### Exercise description:
Your task is to copy the listing exactly. Drop any pictures from the copy.
begin Source excerpt
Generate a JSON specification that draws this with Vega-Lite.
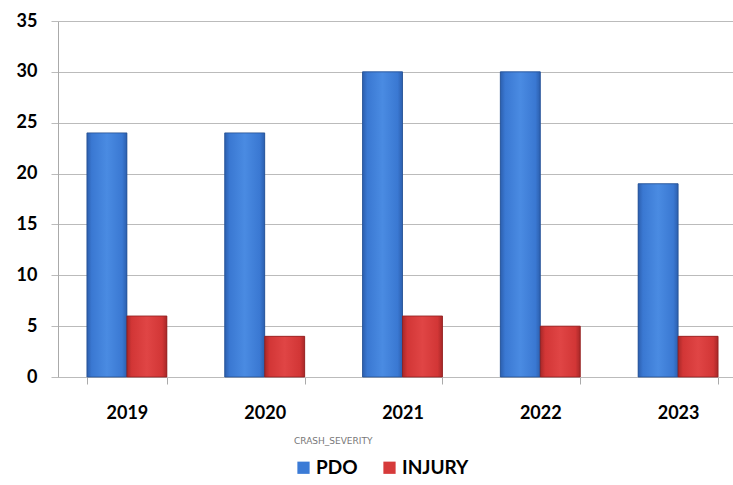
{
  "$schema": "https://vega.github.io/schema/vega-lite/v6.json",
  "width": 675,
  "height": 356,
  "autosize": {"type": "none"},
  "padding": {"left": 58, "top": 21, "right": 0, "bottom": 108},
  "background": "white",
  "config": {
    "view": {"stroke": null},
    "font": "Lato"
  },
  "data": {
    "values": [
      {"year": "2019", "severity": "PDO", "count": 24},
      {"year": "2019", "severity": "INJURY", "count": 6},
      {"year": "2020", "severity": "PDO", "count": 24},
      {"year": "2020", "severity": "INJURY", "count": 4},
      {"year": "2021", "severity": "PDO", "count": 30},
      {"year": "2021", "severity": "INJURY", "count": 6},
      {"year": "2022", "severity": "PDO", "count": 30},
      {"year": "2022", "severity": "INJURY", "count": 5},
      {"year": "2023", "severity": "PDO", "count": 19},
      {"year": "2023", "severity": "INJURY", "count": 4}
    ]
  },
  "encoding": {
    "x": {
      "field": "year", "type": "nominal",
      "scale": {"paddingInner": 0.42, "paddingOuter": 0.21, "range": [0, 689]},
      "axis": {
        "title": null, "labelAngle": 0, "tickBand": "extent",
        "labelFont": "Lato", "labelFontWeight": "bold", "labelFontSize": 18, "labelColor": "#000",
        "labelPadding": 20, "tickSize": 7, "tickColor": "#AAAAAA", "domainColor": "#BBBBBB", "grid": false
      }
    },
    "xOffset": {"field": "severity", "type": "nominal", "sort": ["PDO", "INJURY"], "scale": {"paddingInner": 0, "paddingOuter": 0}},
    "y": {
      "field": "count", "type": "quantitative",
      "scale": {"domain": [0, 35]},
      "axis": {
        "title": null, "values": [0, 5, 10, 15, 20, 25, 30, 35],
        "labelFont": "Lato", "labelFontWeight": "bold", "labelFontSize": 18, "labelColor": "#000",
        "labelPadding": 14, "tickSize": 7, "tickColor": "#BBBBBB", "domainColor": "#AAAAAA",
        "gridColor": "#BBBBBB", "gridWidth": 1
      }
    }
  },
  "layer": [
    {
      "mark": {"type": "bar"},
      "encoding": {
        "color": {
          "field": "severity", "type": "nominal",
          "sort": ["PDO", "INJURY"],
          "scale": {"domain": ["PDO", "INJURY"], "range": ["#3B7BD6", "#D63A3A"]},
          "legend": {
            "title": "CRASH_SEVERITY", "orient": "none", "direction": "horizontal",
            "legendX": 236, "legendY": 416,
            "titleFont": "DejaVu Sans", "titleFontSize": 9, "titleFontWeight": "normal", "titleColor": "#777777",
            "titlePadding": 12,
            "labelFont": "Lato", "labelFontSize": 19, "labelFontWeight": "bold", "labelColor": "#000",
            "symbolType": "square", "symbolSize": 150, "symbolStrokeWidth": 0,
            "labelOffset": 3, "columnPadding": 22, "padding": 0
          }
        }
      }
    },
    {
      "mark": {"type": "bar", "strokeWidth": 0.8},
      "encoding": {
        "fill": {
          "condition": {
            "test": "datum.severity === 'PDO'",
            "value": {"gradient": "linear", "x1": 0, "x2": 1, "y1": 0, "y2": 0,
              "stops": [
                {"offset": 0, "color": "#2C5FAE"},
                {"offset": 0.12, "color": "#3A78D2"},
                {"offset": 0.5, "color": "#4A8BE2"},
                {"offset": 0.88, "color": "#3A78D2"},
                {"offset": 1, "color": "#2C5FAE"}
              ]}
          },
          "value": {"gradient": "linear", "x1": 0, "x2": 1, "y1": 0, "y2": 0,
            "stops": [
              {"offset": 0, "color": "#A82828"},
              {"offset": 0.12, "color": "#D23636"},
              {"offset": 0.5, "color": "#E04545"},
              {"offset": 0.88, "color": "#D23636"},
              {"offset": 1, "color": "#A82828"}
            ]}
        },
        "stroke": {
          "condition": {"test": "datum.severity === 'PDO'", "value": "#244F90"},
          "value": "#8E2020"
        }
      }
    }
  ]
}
end Source excerpt
### Response to this task:
Generate a JSON specification that draws this with Vega-Lite.
{
  "$schema": "https://vega.github.io/schema/vega-lite/v6.json",
  "width": 675,
  "height": 356,
  "autosize": {"type": "none"},
  "padding": {"left": 58, "top": 21, "right": 0, "bottom": 108},
  "background": "white",
  "config": {
    "view": {"stroke": null},
    "font": "Lato"
  },
  "data": {
    "values": [
      {"year": "2019", "severity": "PDO", "count": 24},
      {"year": "2019", "severity": "INJURY", "count": 6},
      {"year": "2020", "severity": "PDO", "count": 24},
      {"year": "2020", "severity": "INJURY", "count": 4},
      {"year": "2021", "severity": "PDO", "count": 30},
      {"year": "2021", "severity": "INJURY", "count": 6},
      {"year": "2022", "severity": "PDO", "count": 30},
      {"year": "2022", "severity": "INJURY", "count": 5},
      {"year": "2023", "severity": "PDO", "count": 19},
      {"year": "2023", "severity": "INJURY", "count": 4}
    ]
  },
  "encoding": {
    "x": {
      "field": "year", "type": "nominal",
      "scale": {"paddingInner": 0.42, "paddingOuter": 0.21, "range": [0, 689]},
      "axis": {
        "title": null, "labelAngle": 0, "tickBand": "extent",
        "labelFont": "Lato", "labelFontWeight": "bold", "labelFontSize": 18, "labelColor": "#000",
        "labelPadding": 20, "tickSize": 7, "tickColor": "#AAAAAA", "domainColor": "#BBBBBB", "grid": false
      }
    },
    "xOffset": {"field": "severity", "type": "nominal", "sort": ["PDO", "INJURY"], "scale": {"paddingInner": 0, "paddingOuter": 0}},
    "y": {
      "field": "count", "type": "quantitative",
      "scale": {"domain": [0, 35]},
      "axis": {
        "title": null, "values": [0, 5, 10, 15, 20, 25, 30, 35],
        "labelFont": "Lato", "labelFontWeight": "bold", "labelFontSize": 18, "labelColor": "#000",
        "labelPadding": 14, "tickSize": 7, "tickColor": "#BBBBBB", "domainColor": "#AAAAAA",
        "gridColor": "#BBBBBB", "gridWidth": 1
      }
    }
  },
  "layer": [
    {
      "mark": {"type": "bar"},
      "encoding": {
        "color": {
          "field": "severity", "type": "nominal",
          "sort": ["PDO", "INJURY"],
          "scale": {"domain": ["PDO", "INJURY"], "range": ["#3B7BD6", "#D63A3A"]},
          "legend": {
            "title": "CRASH_SEVERITY", "orient": "none", "direction": "horizontal",
            "legendX": 236, "legendY": 416,
            "titleFont": "DejaVu Sans", "titleFontSize": 9, "titleFontWeight": "normal", "titleColor": "#777777",
            "titlePadding": 12,
            "labelFont": "Lato", "labelFontSize": 19, "labelFontWeight": "bold", "labelColor": "#000",
            "symbolType": "square", "symbolSize": 150, "symbolStrokeWidth": 0,
            "labelOffset": 3, "columnPadding": 22, "padding": 0
          }
        }
      }
    },
    {
      "mark": {"type": "bar", "strokeWidth": 0.8},
      "encoding": {
        "fill": {
          "condition": {
            "test": "datum.severity === 'PDO'",
            "value": {"gradient": "linear", "x1": 0, "x2": 1, "y1": 0, "y2": 0,
              "stops": [
                {"offset": 0, "color": "#2C5FAE"},
                {"offset": 0.12, "color": "#3A78D2"},
                {"offset": 0.5, "color": "#4A8BE2"},
                {"offset": 0.88, "color": "#3A78D2"},
                {"offset": 1, "color": "#2C5FAE"}
              ]}
          },
          "value": {"gradient": "linear", "x1": 0, "x2": 1, "y1": 0, "y2": 0,
            "stops": [
              {"offset": 0, "color": "#A82828"},
              {"offset": 0.12, "color": "#D23636"},
              {"offset": 0.5, "color": "#E04545"},
              {"offset": 0.88, "color": "#D23636"},
              {"offset": 1, "color": "#A82828"}
            ]}
        },
        "stroke": {
          "condition": {"test": "datum.severity === 'PDO'", "value": "#244F90"},
          "value": "#8E2020"
        }
      }
    }
  ]
}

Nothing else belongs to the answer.